▶ _Exercise_: Omit any picture, and return the remaining data exactly as written.

▶ _Dataset content_:

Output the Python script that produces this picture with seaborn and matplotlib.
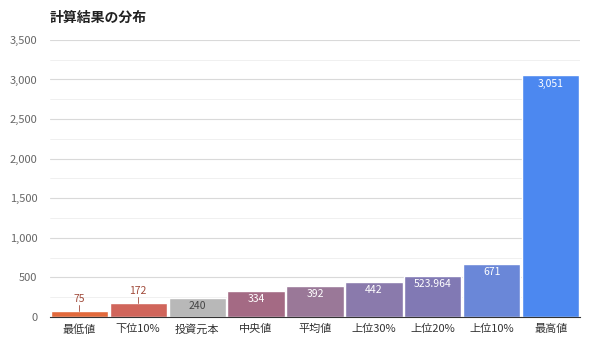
import pandas as pd
import seaborn as sns
import matplotlib.pyplot as plt

categories = ['最低値', '下位10%', '投資元本', '中央値', '平均値', '上位30%', '上位20%', '上位10%', '最高値']
values = [75, 172, 240, 334, 392, 442, 523.964, 671, 3051]
labels = ['75', '172', '240', '334', '392', '442', '523.964', '671', '3,051']
colors = ['#e2693b', '#d0655b', '#b8b8b8', '#a46a84', '#9a7898', '#8a7aac', '#8179b4', '#6a87d8', '#4c88f0']

df = pd.DataFrame({'cat': categories, 'val': values})

sns.set_style('white')
plt.rcParams['font.family'] = ['Noto Sans CJK JP', 'DejaVu Sans']

fig = plt.figure(figsize=(6, 3.53), dpi=100)
ax = fig.add_axes([0.083, 0.102, 0.884, 0.785])
sns.barplot(data=df, x='cat', y='val', hue='cat', palette=colors, legend=False,
            width=0.97, saturation=1, ax=ax)

ax.set_ylim(0, 3500)
ax.set_yticks(range(0, 3501, 500))
ax.set_yticklabels([f'{v:,}' for v in range(0, 3501, 500)])
ax.set_yticks(range(250, 3500, 500), minor=True)
ax.grid(axis='y', which='major', color='#d9d9d9', lw=0.8)
ax.grid(axis='y', which='minor', color='#eeeeee', lw=0.6)
ax.set_axisbelow(True)
ax.tick_params(axis='y', which='both', length=0, labelsize=8, labelcolor='#666666', pad=9)
ax.tick_params(axis='x', length=0, labelsize=8, labelcolor='#333333', pad=5)
ax.set_xlabel('')
ax.set_ylabel('')
for s in ['top', 'right', 'left']:
    ax.spines[s].set_visible(False)
ax.spines['bottom'].set_color('#333333')
ax.spines['bottom'].set_linewidth(0.8)
ax.set_xlim(-0.5, len(categories) - 0.5)

for i, (v, lab) in enumerate(zip(values, labels)):
    if i < 2:
        ax.plot([i, i], [v, v + 80], color='#a04a3a', lw=0.6)
        ax.text(i, v + 95, lab, ha='center', va='bottom', fontsize=7.5, color='#a04a3a')
    elif i == 2:
        ax.text(i, v - 40, lab, ha='center', va='top', fontsize=7.5, color='#444444')
    else:
        ax.text(i, v - 40, lab, ha='center', va='top', fontsize=7.5, color='white')

fig.text(0.083, 0.95, '計算結果の分布', fontsize=10, fontweight='bold', color='#222222', va='center')

plt.savefig('out.png', dpi=100)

▶ _Task output_:
Output the Python script that produces this picture with seaborn and matplotlib.
import pandas as pd
import seaborn as sns
import matplotlib.pyplot as plt

categories = ['最低値', '下位10%', '投資元本', '中央値', '平均値', '上位30%', '上位20%', '上位10%', '最高値']
values = [75, 172, 240, 334, 392, 442, 523.964, 671, 3051]
labels = ['75', '172', '240', '334', '392', '442', '523.964', '671', '3,051']
colors = ['#e2693b', '#d0655b', '#b8b8b8', '#a46a84', '#9a7898', '#8a7aac', '#8179b4', '#6a87d8', '#4c88f0']

df = pd.DataFrame({'cat': categories, 'val': values})

sns.set_style('white')
plt.rcParams['font.family'] = ['Noto Sans CJK JP', 'DejaVu Sans']

fig = plt.figure(figsize=(6, 3.53), dpi=100)
ax = fig.add_axes([0.083, 0.102, 0.884, 0.785])
sns.barplot(data=df, x='cat', y='val', hue='cat', palette=colors, legend=False,
            width=0.97, saturation=1, ax=ax)

ax.set_ylim(0, 3500)
ax.set_yticks(range(0, 3501, 500))
ax.set_yticklabels([f'{v:,}' for v in range(0, 3501, 500)])
ax.set_yticks(range(250, 3500, 500), minor=True)
ax.grid(axis='y', which='major', color='#d9d9d9', lw=0.8)
ax.grid(axis='y', which='minor', color='#eeeeee', lw=0.6)
ax.set_axisbelow(True)
ax.tick_params(axis='y', which='both', length=0, labelsize=8, labelcolor='#666666', pad=9)
ax.tick_params(axis='x', length=0, labelsize=8, labelcolor='#333333', pad=5)
ax.set_xlabel('')
ax.set_ylabel('')
for s in ['top', 'right', 'left']:
    ax.spines[s].set_visible(False)
ax.spines['bottom'].set_color('#333333')
ax.spines['bottom'].set_linewidth(0.8)
ax.set_xlim(-0.5, len(categories) - 0.5)

for i, (v, lab) in enumerate(zip(values, labels)):
    if i < 2:
        ax.plot([i, i], [v, v + 80], color='#a04a3a', lw=0.6)
        ax.text(i, v + 95, lab, ha='center', va='bottom', fontsize=7.5, color='#a04a3a')
    elif i == 2:
        ax.text(i, v - 40, lab, ha='center', va='top', fontsize=7.5, color='#444444')
    else:
        ax.text(i, v - 40, lab, ha='center', va='top', fontsize=7.5, color='white')

fig.text(0.083, 0.95, '計算結果の分布', fontsize=10, fontweight='bold', color='#222222', va='center')

plt.savefig('out.png', dpi=100)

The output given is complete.